Hacker News new | ask | show | jobs
by sangnoir 531 days ago
Speaking as a person who has played on both offense and defense: this is a heuristic that's not used frequently enough by defenders. Clients that load a single HTML/JSON endpoint without loading css or image resources associated with the endpoints are likely bots (or user agents with a fully loaded cache, but defenders control what gets cached by legit clients and how). Bot data thriftiness is a huge signal.
2 comments

Even legitimate users might want to disable CSS and pictures and whatever, and I often do when I just want to read the document.

Blind users also might have no use for the pictures, and another possibility is if the document is longer than the screen so the picture is out of view then the user might program the client software to use lazy loading, etc.
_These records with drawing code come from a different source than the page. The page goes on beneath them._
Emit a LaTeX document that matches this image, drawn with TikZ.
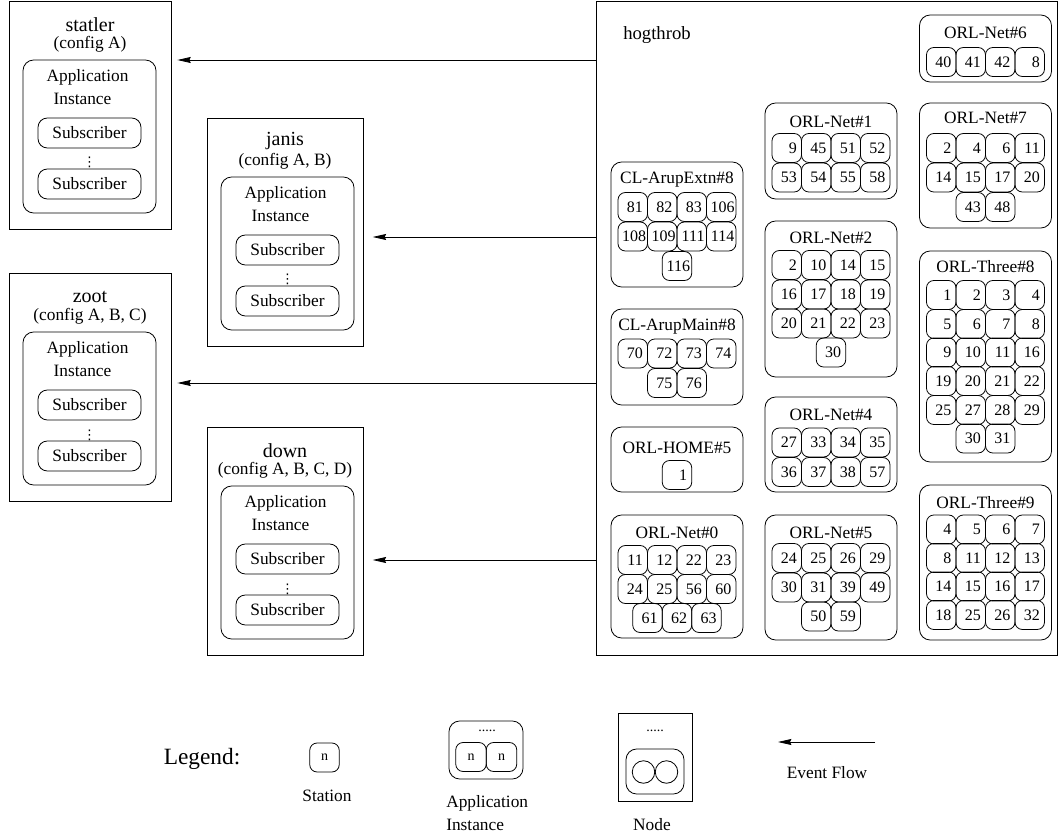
\documentclass[tikz,border=0pt]{standalone}
\usepackage{fontspec}
\setmainfont{Liberation Serif}
\newfontfamily\symf{DejaVu Sans}
\usetikzlibrary{arrows.meta}
\newcommand\px{0.75pt}
\newcommand\fT{\fontsize{15pt}{17pt}\selectfont}
\newcommand\fH{\fontsize{14pt}{16pt}\selectfont}
\newcommand\fB{\fontsize{13pt}{15pt}\selectfont}
\newcommand\fN{\fontsize{12pt}{14pt}\selectfont}
\newcommand\fL{\fontsize{17.5pt}{20pt}\selectfont}
\newcommand\fS{\fontsize{10.5pt}{12pt}\selectfont}
\tikzset{
  base/.style={line width=0.6pt},
  sq/.style 2 args={draw, base, minimum width=#1*\px, minimum height=#2*\px, inner sep=0pt},
  rr/.style 2 args={sq={#1}{#2}, rounded corners=8pt},
  subbox/.style={draw, base, minimum width=103*\px, minimum height=30*\px, inner sep=0pt, rounded corners=7pt, font=\fB},
  clubox/.style={draw, base, minimum width=132*\px, inner sep=0pt, rounded corners=8pt},
  stn/.style={draw, base, minimum width=29.5*\px, minimum height=29*\px, inner sep=0pt, rounded corners=5.5pt, font=\fN},
  txt/.style={inner sep=0pt, font=\fB},
  vdotsty/.style={inner sep=0pt, anchor=base, font=\symf\fontsize{10pt}{11pt}\selectfont},
  flow/.style={base, -{Stealth[length=10pt,width=4.5pt,inset=1pt]}},
}
\newcommand\Host[6]{%
  \pgfmathsetmacro\hx{#2+#4/2}%
  \pgfmathsetmacro\ax{#2+80.5}%
  \node[sq={#4}{228}] (#1) at (\hx,{#3+114}) {};
  \node[txt,font=\fT] (#1-name) at (\hx,{#3+23.5}) {#5};
  \node[txt] (#1-cfg) at (\hx,{#3+43}) {#6};
  \node[rr={133}{153}] (#1-app) at (\ax,{#3+135.5}) {};
  \node[txt] (#1-l1) at ({\ax-2},{#3+76.5}) {Application};
  \node[txt] (#1-l2) at ({\ax-7},{#3+98}) {Instance};
  \node[subbox] (#1-s1) at (\ax,{#3+132}) {Subscriber};
  \node[vdotsty] (#1-dots) at (\ax,{#3+166}) {⋮};
  \node[subbox] (#1-s2) at (\ax,{#3+183}) {Subscriber};
}
\newcommand\Clu[6]{%
  \node[clubox, minimum height={(#4-#3)*\px}] (#1) at (#2,{(#3+#4)/2}) {};
  \node[txt] (#1-t) at (#2,#5) {#6};
}
\newcommand\Row[4]{%
  \foreach \v [count=\n] in {#4} {\xdef\rowN{\n}}%
  \foreach \v [count=\n] in {#4} {%
    \pgfmathsetmacro\xx{#2+(\n-(\rowN+1)/2)*29.5}%
    \node[stn] (#1-\n) at (\xx,#3) {\ifnum\v>99\relax\hspace*{2pt}\v\else\makebox[15pt][r]{\v}\fi};%
  }%
}
\begin{document}
\begin{tikzpicture}[x=0.75pt,y=-0.75pt]
\useasboundingbox (0,0) rectangle (1061,838);
\fill[white] (0,0) rectangle (1061,838);

% hosts
\Host{statler}{9}{1}{162}{statler}{(config A)}
\Host{janis}{207}{118}{156}{janis}{(config A, B)}
\Host{zoot}{9}{273}{162}{zoot}{(config A, B, C)}
\Host{down}{207}{427}{156}{down}{(config A, B, C, D)}

% hogthrob
\node[sq={461}{654}] (hog) at (826.5,328) {};
\node[txt,font=\fH] (hog-t) at (657,35) {hogthrob};

% column A
\Clu{ext}{677}{162}{287}{180}{CL-ArupExtn\#8}
\Row{ext1}{677}{207}{81,82,83,106}
\Row{ext2}{677}{236.5}{108,109,111,114}
\Row{ext3}{677}{266}{116}
\Clu{main}{677}{309}{405}{327}{CL-ArupMain\#8}
\Row{main1}{677}{353.5}{70,72,73,74}
\Row{main2}{677}{383}{75,76}
\Clu{home}{677}{427}{492}{448}{ORL-HOME\#5}
\Row{home1}{677}{475}{1}
\Clu{net0}{677}{515}{638}{533}{ORL-Net\#0}
\Row{net0a}{677}{560}{11,12,22,23}
\Row{net0b}{677}{589}{24,25,56,60}
\Row{net0c}{677}{618}{61,62,63}

% column B
\Clu{net1}{831}{103}{199}{122}{ORL-Net\#1}
\Row{net1a}{831}{148}{9,45,51,52}
\Row{net1b}{831}{177.5}{53,54,55,58}
\Clu{net2}{831}{221}{377}{238}{ORL-Net\#2}
\Row{net2a}{831}{265}{2,10,14,15}
\Row{net2b}{831}{294.5}{16,17,18,19}
\Row{net2c}{831}{323.5}{20,21,22,23}
\Row{net2d}{831}{352.5}{30}
\Clu{net4}{831}{397}{492}{415}{ORL-Net\#4}
\Row{net4a}{831}{442.5}{27,33,34,35}
\Row{net4b}{831}{472}{36,37,38,57}
\Clu{net5}{831}{515}{640}{533}{ORL-Net\#5}
\Row{net5a}{831}{558}{24,25,26,29}
\Row{net5b}{831}{587.5}{30,31,39,49}
\Row{net5c}{831}{616.5}{50,59}

% column C
\Clu{net6}{985.5}{15}{82}{33}{ORL-Net\#6}
\Row{net6a}{985.5}{62}{40,41,42,8}
\Clu{net7}{985.5}{103}{228}{118}{ORL-Net\#7}
\Row{net7a}{985.5}{148}{2,4,6,11}
\Row{net7b}{985.5}{177.5}{14,15,17,20}
\Row{net7c}{985.5}{207}{43,48}
\Clu{th8}{985.5}{251}{462}{267}{ORL-Three\#8}
\Row{th8a}{985.5}{295}{1,2,3,4}
\Row{th8b}{985.5}{324}{5,6,7,8}
\Row{th8c}{985.5}{352.5}{9,10,11,16}
\Row{th8d}{985.5}{381}{19,20,21,22}
\Row{th8e}{985.5}{410}{25,27,28,29}
\Row{th8f}{985.5}{438.5}{30,31}
\Clu{th9}{985.5}{485}{640}{503}{ORL-Three\#9}
\Row{th9a}{985.5}{529.5}{4,5,6,7}
\Row{th9b}{985.5}{558}{8,11,12,13}
\Row{th9c}{985.5}{586.5}{14,15,16,17}
\Row{th9d}{985.5}{615}{18,25,26,32}

% event flow arrows
\coordinate (y1) at (0,60);
\coordinate (y2) at (0,237);
\coordinate (y3) at (0,383);
\coordinate (y4) at (0,560);
\draw[flow, shorten >=4.5pt] (hog.west |- y1) -- (statler.east |- y1);
\draw[flow, shorten >=7pt] (hog.west |- y2) -- (janis.east |- y2);
\draw[flow, shorten >=4.5pt] (hog.west |- y3) -- (zoot.east |- y3);
\draw[flow, shorten >=7pt] (hog.west |- y4) -- (down.east |- y4);

% legend
\node[txt,font=\fL] (leg) at (202,759) {Legend:};
\node[stn,font=\fS] (lst) at (324.5,757.5) {n};
\node[txt] (lst-l) at (327,796) {Station};

\node[rr={74}{58}] (lapp) at (486,750) {};
\node[txt,font=\fS] (lapp-d) at (487,731) {.....};
\node[stn,font=\fS,minimum width=30.5*\px] (lapp-a) at (471,757) {n};
\node[stn,font=\fS,minimum width=30.5*\px] (lapp-b) at (501.5,757) {n};
\node[txt,anchor=west] (lapp-l1) at (446,803) {Application};
\node[txt,anchor=west] (lapp-l2) at (446,825) {Instance};

\node[sq={74}{88}] (lnode) at (655,757) {};
\node[txt,font=\fS] (lnode-d) at (655,731) {.....};
\node[rr={58}{45}] (lnode-app) at (655,771.5) {};
\node[draw,base,circle,minimum size=22.5*\px,inner sep=0pt] (lnode-c1) at (643.5,772) {};
\node[draw,base,circle,minimum size=22.5*\px,inner sep=0pt] (lnode-c2) at (666.5,772) {};
\node[txt] (lnode-l) at (652,825) {Node};

\coordinate (ef1) at (875,742);
\coordinate (ef2) at (778,742);
\draw[flow] (ef1) -- (ef2);
\node[txt] (ef-l) at (827,773) {Event Flow};
\end{tikzpicture}
\end{document}
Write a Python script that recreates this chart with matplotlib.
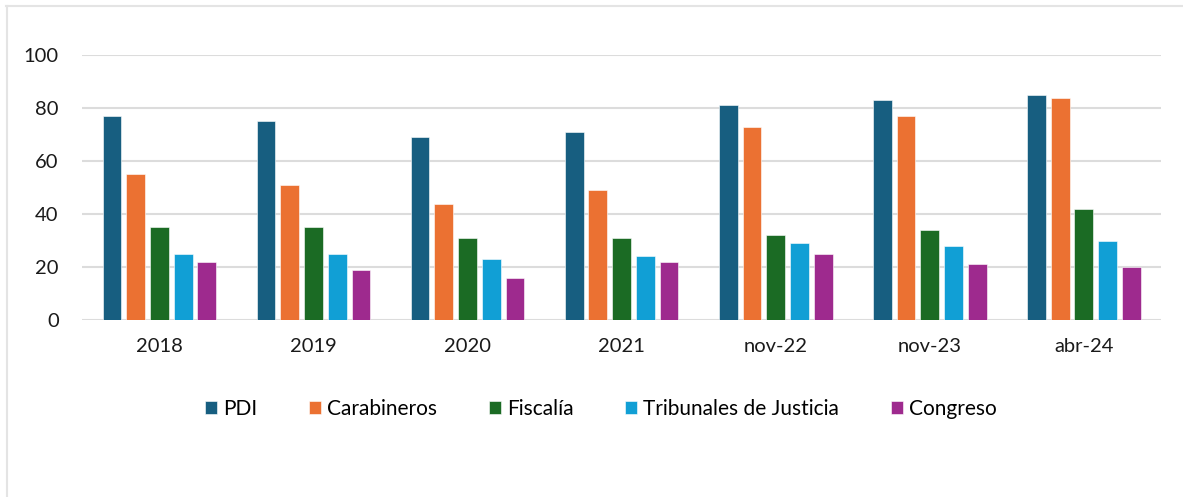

Indeed, that's why it's one heuristic/signal among many others
As a high load system engineer you'd want to offload asset serving to CDN which makes detection slightly more complicated. The easy way is to attach an image onload handler with client js, but that would give a high yield of false positives. I personally have never seen such approach and doubt its useful for many concerns.
Unless organization policy forces you to, you do not have to put all resources behind a CDN. As a matter of fact, getting this heuristic to work requires a non-optimal caching strategy of one or more real or decoy resources - CDN or not. "Easy" is not an option for the bot/anti-bot arms race, all the low hanging fruit is now gone when fighting a determined adversary on either end.

> I personally have never seen such approach and doubt its useful for many concerns.

It's an arms race and defenders are not keen on sharing their secret sauce, though I can't be the only one who thought of this rather basic bot characteristic, multiple abuse trams probably realized this decades ago. It works pretty well against the low-resource scrapers with fakes UA strings and all the right TLS handshakes. It won't work against the headless browsers that costs scrapers more in resources and bandwidth, and there are specific countermeasures for headless browsers [1], and counter-countermeasures. It's a cat and mouse game.

1. e.g. Mouse movement, as made famous as ine signal evaluated by Google's reCAPTCHA v2, monitor resolution & window size and position, and Canvas rendering, all if which have been gradually degraded by browser anti-fingerprinting efforts. The bot war is fought on the long tail.